▸ **Written request**: Identify and pull out each line of the entries in which "diagram" occurs.
# Start of Data records
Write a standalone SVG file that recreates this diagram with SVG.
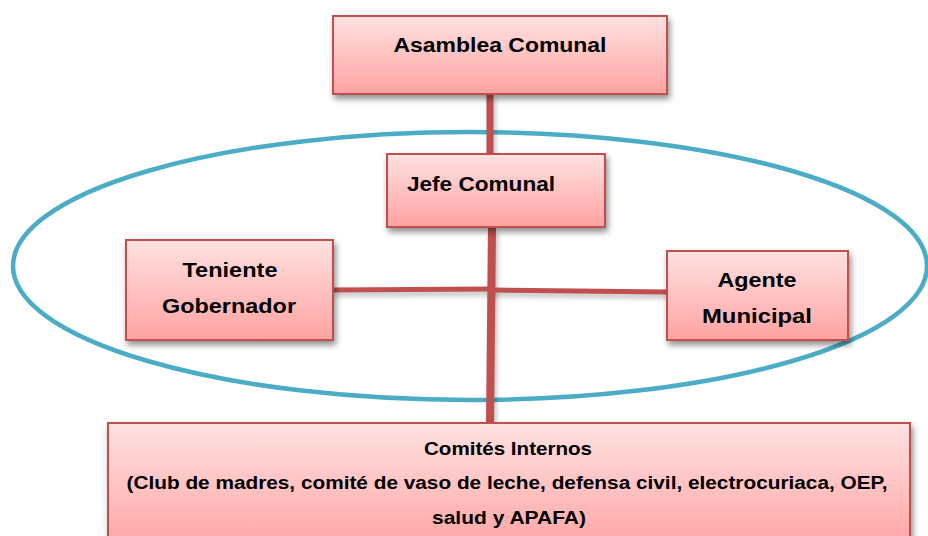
<svg xmlns="http://www.w3.org/2000/svg" width="928" height="536" viewBox="0 0 928 536">
  <defs>
    <linearGradient id="g" x1="0" y1="0" x2="0" y2="1">
      <stop offset="0" stop-color="#ffe1e1"/>
      <stop offset="1" stop-color="#ffa3a2"/>
    </linearGradient>
    <filter id="sh" x="-10%" y="-10%" width="125%" height="135%">
      <feGaussianBlur in="SourceAlpha" stdDeviation="3"/>
      <feOffset dx="2" dy="4" result="b"/>
      <feComponentTransfer><feFuncA type="linear" slope="0.45"/></feComponentTransfer>
      <feMerge><feMergeNode/><feMergeNode in="SourceGraphic"/></feMerge>
    </filter>
    <filter id="blur" filterUnits="userSpaceOnUse" x="0" y="0" width="928" height="536">
      <feGaussianBlur stdDeviation="2.5"/>
    </filter>
  </defs>
  <style>
    .box { fill: url(#g); stroke: #c0504d; stroke-width: 2; filter: url(#sh); }
    .t { font-family: "Liberation Sans", Arial, sans-serif; font-weight: bold; font-size: 20px; fill: #000; text-anchor: middle; }
    .s { font-size: 18px; }
    .c { stroke: #c0504d; fill: none; }
    .cs { stroke: #000; stroke-opacity: 0.25; fill: none; }
  </style>
  <rect width="928" height="536" fill="#fff"/>
  <ellipse id="ring" cx="470" cy="266" rx="457" ry="134" fill="none" stroke="#4bacc6" stroke-width="4.5"/>
  <g id="connectors">
    <g filter="url(#blur)" transform="translate(2,4)">
      <line class="cs" x1="490" y1="94" x2="490" y2="155" stroke-width="7"/>
      <line class="cs" x1="333" y1="290" x2="492" y2="289" stroke-width="5"/>
      <line class="cs" x1="492" y1="290" x2="667" y2="292" stroke-width="5"/>
      <line class="cs" x1="492" y1="228" x2="490" y2="424" stroke-width="8"/>
    </g>
    <line class="c" x1="490" y1="94" x2="490" y2="155" stroke-width="7"/>
    <line class="c" x1="333" y1="290" x2="492" y2="289" stroke-width="5"/>
    <line class="c" x1="492" y1="290" x2="667" y2="292" stroke-width="5"/>
    <line class="c" x1="492" y1="228" x2="490" y2="424" stroke-width="8"/>
  </g>
  <g id="asamblea">
    <rect class="box" x="333" y="16" width="334" height="78"/>
    <text class="t" x="500" y="52" textLength="213" lengthAdjust="spacingAndGlyphs">Asamblea Comunal</text>
  </g>
  <g id="jefe">
    <rect class="box" x="387" y="154" width="218" height="73"/>
    <text class="t" x="481" y="191" textLength="148" lengthAdjust="spacingAndGlyphs">Jefe Comunal</text>
  </g>
  <g id="teniente">
    <rect class="box" x="126" y="240" width="207" height="100"/>
    <text class="t" x="230" y="277" textLength="95" lengthAdjust="spacingAndGlyphs">Teniente</text>
    <text class="t" x="229" y="313" textLength="134" lengthAdjust="spacingAndGlyphs">Gobernador</text>
  </g>
  <g id="agente">
    <rect class="box" x="667" y="251" width="181" height="89"/>
    <text class="t" x="757" y="287" textLength="79" lengthAdjust="spacingAndGlyphs">Agente</text>
    <text class="t" x="757" y="323" textLength="110" lengthAdjust="spacingAndGlyphs">Municipal</text>
  </g>
  <g id="comites">
    <rect class="box" x="108" y="423" width="802" height="130"/>
    <text class="t s" x="508" y="455" textLength="168" lengthAdjust="spacingAndGlyphs">Comités Internos</text>
    <text class="t s" x="507" y="489" textLength="761" lengthAdjust="spacingAndGlyphs">(Club de madres, comité de vaso de leche, defensa civil, electrocuriaca, OEP,</text>
    <text class="t s" x="509" y="524" textLength="154" lengthAdjust="spacingAndGlyphs">salud y APAFA)</text>
  </g>
</svg>
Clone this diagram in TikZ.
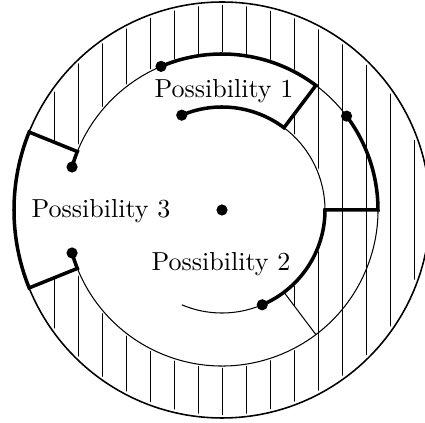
# End of Data records
▸ **Solution**:
Write a standalone SVG file that recreates this diagram with SVG.
Clone this diagram in TikZ.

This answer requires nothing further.